Was sind intelligente Ladesysteme und wie funktionieren sie?
Intelligente Ladesysteme vernetzen Fahrzeug, Ladepunkt und Netz. Sensorik und Software steuern die Ladeleistung in Echtzeit, berücksichtigen Netzlast, Tarife und Erzeugung. Algorithmen verschieben Ladevorgänge, vermeiden Engpässe und senken Kosten.
Wie entlasten intelligente Ladesysteme das Stromnetz?
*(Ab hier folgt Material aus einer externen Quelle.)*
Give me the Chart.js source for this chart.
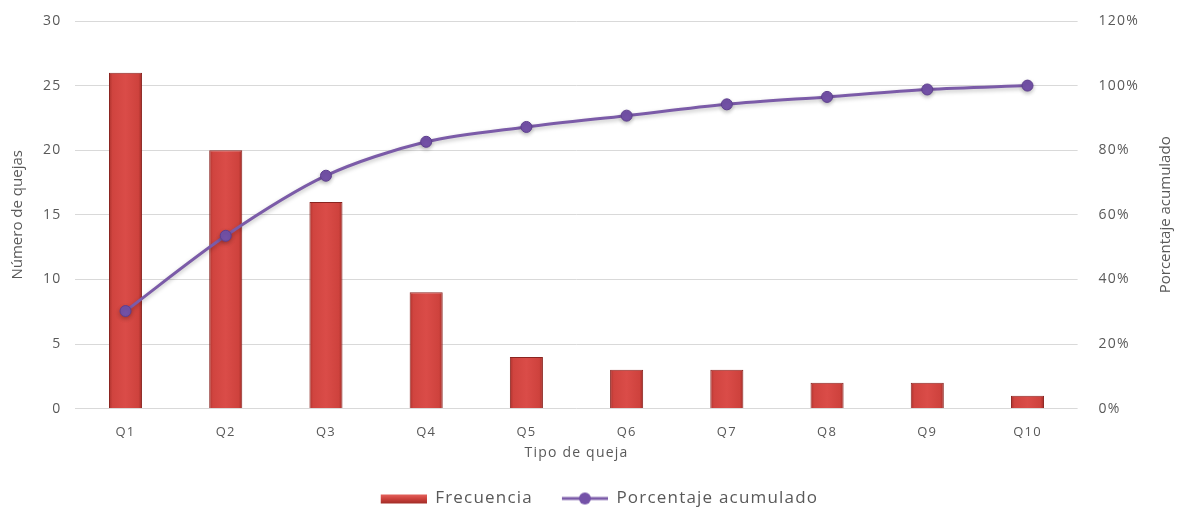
<!DOCTYPE html>
<html>
<head>
<meta charset="utf-8">
<script src="https://cdn.jsdelivr.net/npm/chart.js"></script>
<style>
  html, body { margin: 0; padding: 0; background: #fff; }
  #wrap { width: 1178px; height: 508px; }
</style>
</head>
<body>
<div id="wrap"><canvas id="myCanvas" width="1178" height="508"></canvas></div>
<script>
var tipos = ['Q1', 'Q2', 'Q3', 'Q4', 'Q5', 'Q6', 'Q7', 'Q8', 'Q9', 'Q10'];
var frecuencia = [26, 20, 16, 9, 4, 3, 3, 2, 2, 1];
var acumulado = [30.2, 53.5, 72.1, 82.6, 87.2, 90.7, 94.2, 96.5, 98.8, 100];

var gris = '#595959';
var fuente = "'Open Sans', 'Liberation Sans', sans-serif";
var espaciado = '1.2px';

// red bar with slightly darker edges, like a rounded cylinder
function rellenoBarra(ctx) {
  var chart = ctx.chart;
  var x = chart.scales.x;
  if (!x || ctx.dataIndex === undefined) return '#d64541';
  var cx = x.getPixelForValue(ctx.dataIndex);
  var w = 17;
  var g = chart.ctx.createLinearGradient(cx - w, 0, cx + w, 0);
  g.addColorStop(0, '#a8302b');
  g.addColorStop(0.12, '#d0443f');
  g.addColorStop(0.5, '#da4c48');
  g.addColorStop(0.88, '#ce423d');
  g.addColorStop(1, '#9c2a25');
  return g;
}

// legend icons, both 64 wide; the drawn part sits on the right
function iconoBarra() {
  var c = document.createElement('canvas');
  c.width = 64; c.height = 14;
  var k = c.getContext('2d');
  var g = k.createLinearGradient(0, 2, 0, 12);
  g.addColorStop(0, '#e86a64');
  g.addColorStop(0.5, '#d0433e');
  g.addColorStop(1, '#a02c27');
  k.fillStyle = g;
  k.fillRect(18, 3, 46, 9);
  return c;
}
function iconoLinea() {
  var c = document.createElement('canvas');
  c.width = 64; c.height = 14;
  var k = c.getContext('2d');
  k.strokeStyle = '#7b5ba8';
  k.lineWidth = 3;
  k.beginPath(); k.moveTo(18, 7); k.lineTo(64, 7); k.stroke();
  k.fillStyle = '#7452a8';
  k.beginPath(); k.arc(41, 7, 6, 0, Math.PI * 2); k.fill();
  return c;
}

// wide lettering for the horizontal texts
var letras = {
  id: 'letras',
  beforeLayout: function (chart) { chart.ctx.letterSpacing = espaciado; },
  beforeDraw: function (chart) { chart.ctx.letterSpacing = espaciado; }
};

var sombraLinea = {
  id: 'sombraLinea',
  beforeDatasetDraw: function (chart, args) {
    if (args.index === 0) {
      chart.ctx.save();
      chart.ctx.shadowColor = 'rgba(0,0,0,0.25)';
      chart.ctx.shadowBlur = 4;
      chart.ctx.shadowOffsetY = 2;
    }
  },
  afterDatasetDraw: function (chart, args) {
    if (args.index === 0) chart.ctx.restore();
  }
};

// both axis titles, read bottom to top
function tituloVertical(c, texto, x, y) {
  c.save();
  c.letterSpacing = '0px';
  c.translate(x, y);
  c.rotate(-Math.PI / 2);
  c.fillStyle = gris;
  c.font = "15px " + fuente;
  c.textAlign = 'center';
  c.textBaseline = 'middle';
  c.fillText(texto, 0, 0);
  c.restore();
}
var titulosEjes = {
  id: 'titulosEjes',
  afterDraw: function (chart) {
    var a = chart.chartArea;
    var yc = (a.top + a.bottom) / 2;
    tituloVertical(chart.ctx, 'Número de quejas', 18, yc);
    tituloVertical(chart.ctx, 'Porcentaje acumulado', 1166, yc);
  }
};

var iconos = [iconoBarra(), iconoLinea()];

var ctx = document.getElementById('myCanvas');
var grafico = new Chart(ctx, {
  type: 'bar',
  data: {
    labels: tipos,
    datasets: [
      {
        type: 'line',
        label: 'Porcentaje acumulado',
        data: acumulado,
        yAxisID: 'y1',
        borderColor: '#7b5ba8',
        borderWidth: 3,
        pointRadius: 5.5,
        pointBackgroundColor: '#7452a8',
        pointBorderColor: '#5e3f8f',
        pointBorderWidth: 1,
        tension: 0.3,
        order: 0
      },
      {
        label: 'Frecuencia',
        data: frecuencia,
        yAxisID: 'y',
        backgroundColor: rellenoBarra,
        borderColor: '#8a2420',
        borderWidth: 1,
        barPercentage: 0.33,
        categoryPercentage: 1,
        order: 1
      }
    ]
  },
  plugins: [letras, sombraLinea, titulosEjes],
  options: {
    responsive: false,
    animation: false,
    layout: { padding: { left: 29, right: 26, top: 21, bottom: -9 } },
    scales: {
      x: {
        grid: { display: false },
        border: { display: false },
        ticks: { color: gris, font: { family: fuente, size: 13 }, padding: 8 },
        title: { display: true, text: 'Tipo de queja', color: gris, font: { family: fuente, size: 14 }, padding: { top: -4, bottom: 18 } }
      },
      y: {
        position: 'left',
        min: 0, max: 30,
        ticks: { stepSize: 5, color: gris, font: { family: fuente, size: 14, lineHeight: 0.5 }, padding: 14 },
        grid: { color: '#d9d9d9', drawTicks: false },
        border: { display: false },
        title: { display: false }
      },
      y1: {
        position: 'right',
        min: 0, max: 120,
        ticks: {
          stepSize: 20, color: gris, font: { family: fuente, size: 14, lineHeight: 0.5 }, padding: 13,
          callback: function (v) { return v + '%'; }
        },
        grid: { display: false },
        border: { display: false },
        title: { display: false }
      }
    },
    plugins: {
      legend: {
        position: 'bottom',
        labels: {
          usePointStyle: true,
          pointStyleWidth: 64,
          color: gris,
          font: { family: fuente, size: 17 },
          padding: 11,
          generateLabels: function (chart) {
            return [
              { text: 'Frecuencia', pointStyle: iconos[0], fontColor: gris, datasetIndex: 1, lineWidth: 0 },
              { text: 'Porcentaje acumulado', pointStyle: iconos[1], fontColor: gris, datasetIndex: 0, lineWidth: 0 }
            ];
          }
        }
      },
      tooltip: { enabled: false }
    }
  }
});
</script>
</body>
</html>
Durch Lastverschiebung in Nebenzeiten, Peak Shaving und netzdienliche Steuerung sinken Spitzenlasten. V2G sowie PV-Überschussladen stabilisieren lokale Spannung und Frequenz. So steigt die E-Mobilitätsquote, ohne dass Netzausbau im selben Maß nötig ist.
Welche Rolle spielen Tarife und Anreize?
Dynamische Tarife, zeitvariable Netzentgelte und Flexibilitätsmärkte setzen Preissignale. Ladeplanung reagiert darauf automatisch, priorisiert günstige und netzdienliche Zeitfenster und vergütet Rückspeisung. So werden Wirtschaftlichkeit und Netzstabilität gekoppelt.
Welche Standards und Schnittstellen sind entscheidend?
Schlüssel sind interoperable Standards: OCPP für Backend-Anbindung, ISO 15118 für Plug&Charge und bidirektionales Laden, IEC 61850 und OpenADR für Netzsignale. Sichere Smart-Meter-Gateways liefern Messwerte und ermöglichen eichrechtskonforme Abrechnung.
Welche Herausforderungen bestehen?
Herausforderungen betreffen Datenschutz, IT-Sicherheit, Interoperabilität, Netzzugang und Skalierung. Zudem erfordert Lastmanagement neue Rollenmodelle zwischen Betreibern und Netzführern. Klare Regeln, Zertifizierung und Nutzerakzeptanz sind entscheidend.